After a decent intermission which allowed Sullivan ample time to interact with fans at the merch table, the main event was to arrive. Though up in the years, Buddy Guy carried with him to the stage the presence of a much younger man. Spry, clever, witty, energetic and talented, Buddy Guy showed what a masterful blues artist truly looks like. Part storyteller, part comedian, part performance artist, Buddy Guy was more one-man-variety-show than musician, and he showed a deft understanding of what it means to work a crowd. While Quinn Sullivan’s act was defined by his youthful vigor, Buddy Guy’s was defined by the wisdom of age and his decades as a performer. In Guy you saw a man in his element, who spoke to a crowd in a way that felt as though he talked to each of them as an individual. He had a masterful understanding of using volume as a storytelling tool, performing quietly, softly, sometimes so low that one had to strain to hear, just as often as he would belt out and riff with an unbelievable energy.
Buddy Guy radiated love and enthusiasm from the stage, glowing with an internal energy that radiated out to touch the crowd and bind them in something unifying, something beautiful. These are songs and solos that Buddy Guy has heard and performed numerous times in his legendary career, but every note felt as fresh and as new as the first moment it was played. The feeling of being in the presence of something special was constant while Buddy Guy was on the stage, a lingering sensation that you’re in the presence of a lost generation of real performers, a generation who played with love and heart, who felt everything they played and believed every story they spun, no matter how ridiculous.

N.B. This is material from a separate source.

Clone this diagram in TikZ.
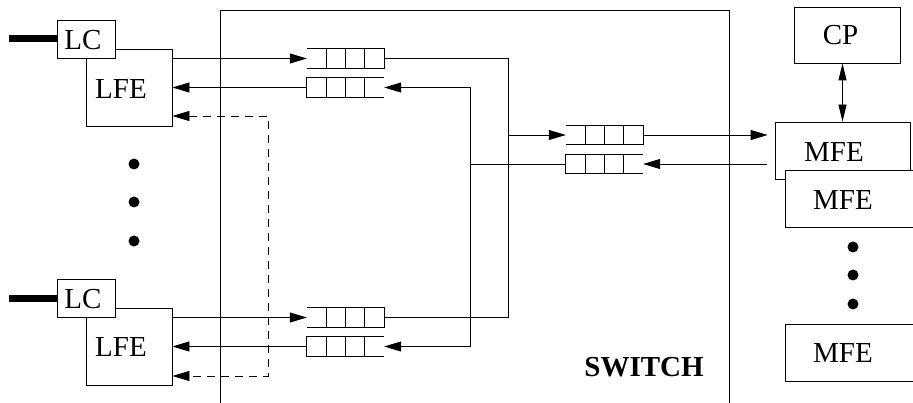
\documentclass[tikz,border=0pt]{standalone}
\usepackage{fontspec}
\setmainfont{Liberation Serif}
\usetikzlibrary{arrows.meta,calc}
\newcommand\myqueueL[1]{%
  \draw[ln] (#1.north west) -- (#1.north east) -- (#1.south east) -- (#1.south west);
  \foreach \f in {0.25,0.5,0.75}
    \draw[ln] ($(#1.north west)!\f!(#1.north east)$) -- ($(#1.south west)!\f!(#1.south east)$);}
\newcommand\myqueueR[1]{%
  \draw[ln] (#1.north east) -- (#1.north west) -- (#1.south west) -- (#1.south east);
  \foreach \f in {0.25,0.5,0.75}
    \draw[ln] ($(#1.north west)!\f!(#1.north east)$) -- ($(#1.south west)!\f!(#1.south east)$);}
\tikzset{
  ln/.style={line width=0.8pt},
  box/.style={draw, fill=white, inner sep=0pt, line width=0.8pt},
  lbl/.style={inner sep=0pt, font=\fontsize{29}{33}\selectfont},
  queue/.style={inner sep=0pt, minimum width=77pt, minimum height=19pt},
  arr/.style={ln, -{Triangle[length=17pt,width=10pt]}},
  darr/.style={ln, dash pattern=on 8pt off 6pt, {Triangle[length=17pt,width=10pt]}-{Triangle[length=17pt,width=10pt]}},
  dbl/.style={ln, {Triangle[length=17pt,width=8pt]}-{Triangle[length=17pt,width=8pt]}},
  thickln/.style={line width=7pt},
  dot/.style={circle, fill=black, inner sep=0pt, minimum size=11pt}
}
\begin{document}
\begin{tikzpicture}[x=1pt,y=-1pt]
\useasboundingbox (0,0) rectangle (913,403);
\clip (0,0) rectangle (913,403);
\fill[white] (0,0) rectangle (913,403);
% switch
\draw[ln] (220,410) -- (220,10) -- (729,10) -- (729,410);
\node[lbl, font=\fontsize{29}{33}\selectfont\bfseries] (swl) at (644,367) {SWITCH};
% line cards
\node[box, minimum width=86pt, minimum height=77pt] (lfe1) at (129,87.5) {};
\node[lbl] (lfe1t) at (121,89) {LFE};
\node[box, minimum width=58pt, minimum height=38pt] (lc1) at (86,39) {};
\node[lbl] (lc1t) at (83,40) {LC};
\coordinate (t1) at (9,39);
\draw[thickln] (t1) -- (lc1.west);
\node[box, minimum width=86pt, minimum height=77pt] (lfe2) at (129,346.5) {};
\node[lbl] (lfe2t) at (121,347) {LFE};
\node[box, minimum width=58pt, minimum height=38pt] (lc2) at (86,298.5) {};
\node[lbl] (lc2t) at (83,299) {LC};
\coordinate (t2) at (9,298.5);
\draw[thickln] (t2) -- (lc2.west);
% dots left
\node[dot] (ld1) at (134,164) {};
\node[dot] (ld2) at (134,202) {};
\node[dot] (ld3) at (134,241) {};
% queues
\node[queue] (qo1) at (345.5,58.5) {};
\node[queue] (qi1) at (345.5,87.5) {};
\node[queue] (qo2) at (345.5,317.5) {};
\node[queue] (qi2) at (345.5,346.5) {};
\node[queue] (qo3) at (604.5,135) {};
\node[queue] (qi3) at (604.5,164) {};
\myqueueL{qo1}
\myqueueR{qi1}
\myqueueL{qo2}
\myqueueR{qi2}
\myqueueL{qo3}
\myqueueR{qi3}
% line card connectors
\draw[arr] (lfe1.east |- qo1.west) -- (qo1.west);
\draw[arr] (qi1.west) -- (lfe1.east |- qi1.west);
\draw[arr] (lfe2.east |- qo2.west) -- (qo2.west);
\draw[arr] (qi2.west) -- (lfe2.east |- qi2.west);
\coordinate (d1) at (268,116);
\coordinate (d2) at (268,376);
\draw[darr] (lfe1.east |- d1) -- (d1) -- (d2) -- (lfe2.east |- d2);
% switch internal
\coordinate (jo) at (508,135);
\coordinate (ji) at (470,164);
\draw[ln] (qo1.east) -- (qo1.east -| jo) -- (qo2.east -| jo) -- (qo2.east);
\draw[arr] (jo) -- (qo3.west);
\draw[ln] (qi3.west) -- (ji);
\draw[ln] (qi1.east -| ji) -- (qi2.east -| ji);
\draw[arr] (qi1.east -| ji) -- (qi1.east);
\draw[arr] (qi2.east -| ji) -- (qi2.east);
% MFEs
\node[box, minimum width=135pt, minimum height=57pt] (mfe1) at (842.5,150.5) {};
\node[lbl] (mfe1t) at (834,152) {MFE};
\node[box, minimum width=150pt, minimum height=57pt] (mfe2) at (860,198.5) {};
\node[lbl] (mfe2t) at (843,200) {MFE};
\node[box, minimum width=150pt, minimum height=57pt] (mfe3) at (860,352.5) {};
\node[lbl] (mfe3t) at (843,353) {MFE};
\node[box, minimum width=106pt, minimum height=56pt] (cp) at (847,35) {};
\node[lbl] (cpt) at (840.5,35) {CP};
\node[dot] (rd1) at (853,247) {};
\node[dot] (rd2) at (853,275) {};
\node[dot] (rd3) at (853,304) {};
\draw[arr, shorten >=7pt] (qo3.east) -- (mfe1.west |- qo3.east);
\draw[arr, shorten <=8pt] (mfe1.west |- qi3.east) -- (qi3.east);
\draw[dbl] (mfe1.north) -- (mfe1.north |- cp.south);
\end{tikzpicture}
\end{document}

Buddy Guy’s performance at the Minnesota Zoo's Weesner Family Amphitheater was a singularly wonderful evening, a moment in time well worth being part of. The evening was an affirmation of timeless human concepts, captured in a style of music which is not bound to any era but is equally as timeless as the concepts it explores. It honored the history of the genre, showing love and respect to those who came before, while giving all of us in the audience an assurance that the genre is alive and well and in good hands with another generation.